Designing clothes is not an inherently dramatic act, which may be why the show runners decided to focus on the people. Yet these characters — Dior, Chanel, Lagerfeld, Balenciaga — changed not just how we dress, but how we think about fashion. Chanel liberated women from the corset and created the jacket-as-cardigan and the little black dress (among other enduring tropes). Dior invented the New Look and galvanized a generation of shoppers. Balenciaga gave us the sack dress, the egg coat, the baby doll and the belief in fashion as a religion.
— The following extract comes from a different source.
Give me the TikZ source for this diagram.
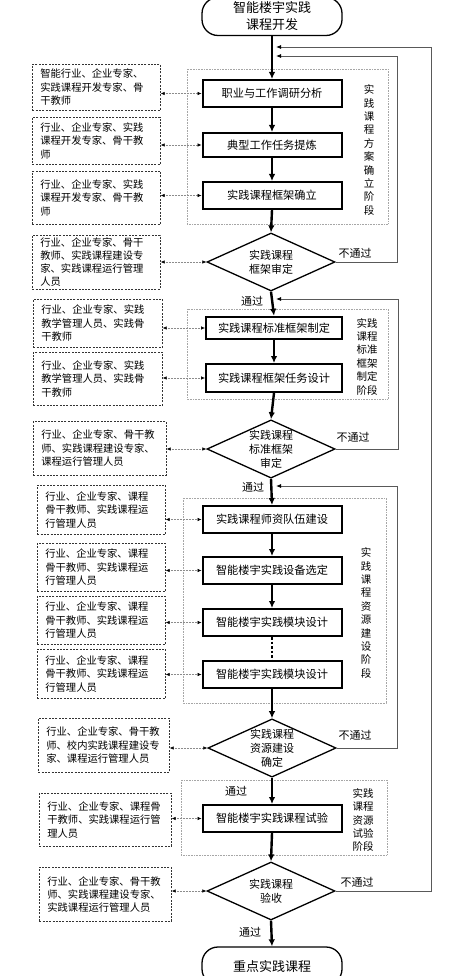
\documentclass[tikz,border=0pt]{standalone}
\usepackage{fontspec}
\setmainfont{Noto Sans CJK SC}
\usetikzlibrary{shapes.geometric,arrows.meta}
\tikzset{
  mainbox/.style={draw,line width=2pt,minimum width=139pt,minimum height=27pt,inner sep=0pt,
    font=\fontsize{11.2}{13}\selectfont},
  decision/.style={diamond,draw,line width=1.3pt,aspect=2.2,inner sep=0pt,minimum width=128pt,
    minimum height=58pt,align=center,font=\fontsize{11}{14}\selectfont},
  terminal/.style={draw,line width=1.3pt,rounded corners=16pt,minimum width=140pt,minimum height=38pt,
    align=center,font=\fontsize{13}{17}\selectfont},
  sidebox/.style={draw=black!80,line width=0.7pt,dash pattern=on 2pt off 1.3pt,anchor=north west,
    inner xsep=8pt,inner ysep=2pt,text width=#1,align=left,font=\fontsize{10.3}{13.3}\selectfont},
  sidebox/.default=112pt,
  stage/.style={draw=black!35,line width=0.6pt,densely dotted},
  stagelbl/.style={align=center,inner sep=0pt,font=\fontsize{10.5}{13.4}\selectfont},
  lbl/.style={inner sep=0pt,font=\fontsize{11}{13}\selectfont},
  flow/.style={line width=2.4pt,-{Latex[length=7pt,width=6.5pt]}},
  link/.style={black!45,line width=0.5pt,densely dotted,
    {Latex[black,length=4pt,width=3.5pt]}-{Latex[black,length=4pt,width=3.5pt]}},
  back/.style={black!65,line width=0.8pt,-{Latex[black,length=5pt,width=4pt]}},
}
\begin{document}
\begin{tikzpicture}[x=1pt,y=-1pt]
\useasboundingbox (0,0) rectangle (449,976);
% stage regions
\draw[stage] (187,69) rectangle (388,224);
\draw[stage] (187,309) rectangle (388,399);
\draw[stage] (183,498) rectangle (386,703);
\draw[stage] (181,780) rectangle (387,855);
% main column
\node[terminal] (start) at (272,16.5) {智能楼宇实践\\课程开发};
\node[mainbox] (b1) at (272,93.5) {职业与工作调研分析};
\node[mainbox,minimum height=24pt] (b2) at (272,145) {典型工作任务提炼};
\node[mainbox] (b3) at (272,195.5) {实践课程框架确立};
\node[decision] (d1) at (271,262) {实践课程\\框架审定};
\node[mainbox,minimum width=136pt,minimum height=22.5pt] (b5) at (274,328) {实践课程标准框架制定};
\node[mainbox,minimum width=136pt,minimum height=28pt] (b6) at (274,378) {实践课程框架任务设计};
\node[decision] (d2) at (271,449) {实践课程\\标准框架\\审定};
\node[mainbox] (b8) at (272,519.5) {实践课程师资队伍建设};
\node[mainbox] (b9) at (272,570.5) {智能楼宇实践设备选定};
\node[mainbox] (b10) at (272,622.5) {智能楼宇实践模块设计};
\node[mainbox] (b11) at (272,674.5) {智能楼宇实践模块设计};
\node[decision] (d3) at (272,748) {实践课程\\资源建设\\确定};
\node[mainbox] (b13) at (272,818.5) {智能楼宇实践课程试验};
\node[decision] (d4) at (271,891) {实践课程\\验收};
\node[terminal] (finish) at (272,966) {重点实践课程};
% people boxes
\node[sidebox,minimum height=46pt] (s1) at (32,64) {智能行业、企业专家、\\实践课程开发专家、骨\\干教师};
\node[sidebox,minimum height=47pt] (s2) at (32,117) {行业、企业专家、实践\\课程开发专家、骨干教\\师};
\node[sidebox,minimum height=53pt] (s3) at (32,171) {行业、企业专家、实践\\课程开发专家、骨干教\\师};
\node[sidebox,minimum height=52pt] (s4) at (32,235) {行业、企业专家、骨干\\教师、实践课程建设专\\家、实践课程运行管理\\人员};
\node[sidebox=113pt,minimum height=48pt] (s5) at (33,299) {行业、企业专家、实践\\教学管理人员、实践骨\\干教师};
\node[sidebox=113pt,minimum height=53pt] (s6) at (33,352) {行业、企业专家、实践\\教学管理人员、实践骨\\干教师};
\node[sidebox=117pt,minimum height=54pt] (s7) at (33,421) {行业、企业专家、骨干教\\师、实践课程建设专家、\\课程运行管理人员};
\node[sidebox,minimum height=49pt] (s8) at (37,485) {行业、企业专家、课程\\骨干教师、实践课程运\\行管理人员};
\node[sidebox,minimum height=48pt] (s9) at (37,543) {行业、企业专家、课程\\骨干教师、实践课程运\\行管理人员};
\node[sidebox,minimum height=48pt] (s10) at (37,596) {行业、企业专家、课程\\骨干教师、实践课程运\\行管理人员};
\node[sidebox,minimum height=49pt] (s11) at (37,649) {行业、企业专家、课程\\骨干教师、实践课程运\\行管理人员};
\node[sidebox=115pt,minimum height=54pt] (s12) at (38,718) {行业、企业专家、骨干教\\师、校内实践课程建设专\\家、课程运行管理人员};
\node[sidebox=116pt,minimum height=53pt] (s13) at (39,793) {行业、企业专家、课程骨\\干教师、实践课程运行管\\理人员};
\node[sidebox=116pt,minimum height=54pt] (s14) at (39,867) {行业、企业专家、骨干教\\师、实践课程建设专家、\\实践课程运行管理人员};
% stage labels
\node[stagelbl] (t1) at (369,150) {实\\践\\课\\程\\方\\案\\确\\立\\阶\\段};
\node[stagelbl] (t2) at (367,356.5) {实践\\课程\\标准\\框架\\制定\\阶段};
\node[stagelbl] (t3) at (366,613) {实\\践\\课\\程\\资\\源\\建\\设\\阶\\段};
\node[stagelbl] (t4) at (363,820) {实践\\课程\\资源\\试验\\阶段};
% flow arrows
\foreach \a/\b in {start/b1,b1/b2,b2/b3,b3/d1,d1/b5,b5/b6,b6/d2,d2/b8,b8/b9,b9/b10,b11/d3,d3/b13,b13/d4,d4/finish}
\draw[flow] (\a.south) -- (\b.north);
\draw[line width=2.4pt,dash pattern=on 2.5pt off 2pt] (b10.south) -- (b11.north);
% people links
\foreach \s/\b in {s1/b1,s2/b2,s3/b3,s4/d1,s5/b5,s6/b6,s7/d2,s8/b8,s9/b9,s10/b10,s11/b11,s12/d3,s13/b13,s14/d4}
\draw[link] (\s.east |- \b.west) -- (\b.west);
% feedback
\coordinate (r1) at (276,56);
\coordinate (r2) at (276,299);
\coordinate (r3) at (276,486);
\coordinate (r4) at (276,47);
\draw[back] (d1.east) -- ++(62,0) |- (r1);
\draw[back] (d2.east) -- ++(63,0) |- (r2);
\draw[back] (d3.east) -- ++(61,0) |- (r3);
\draw[back] (d4.east) -- ++(96,0) |- (r4);
\node[lbl] (n1) at (355,253) {不通过};
\node[lbl] (n2) at (353,437) {不通过};
\node[lbl] (n3) at (355,735) {不通过};
\node[lbl] (n4) at (357,882) {不通过};
\node[lbl] (p1) at (252,301) {通过};
\node[lbl] (p2) at (253,487) {通过};
\node[lbl] (p3) at (236,791) {通过};
\node[lbl] (p4) at (250,932) {通过};
\end{tikzpicture}
\end{document}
Lagerfeld took all that and made it part of pop culture.

They created legacies powerful enough to resonate across the decades and signatures clear enough for their names to continue in the hands of others, which is why they loom so large in the popular imagination. It’s why they matter in the first place. Why, in fact, these series could even exist.

And yet the subjects of the series always understood that the essence of their success was a mirage: that what they were selling was the magical promise of transformation through stuff; through wool, silk and chiffon; through the glorious illusion of chic associated with their names. Not, in the end, their reality.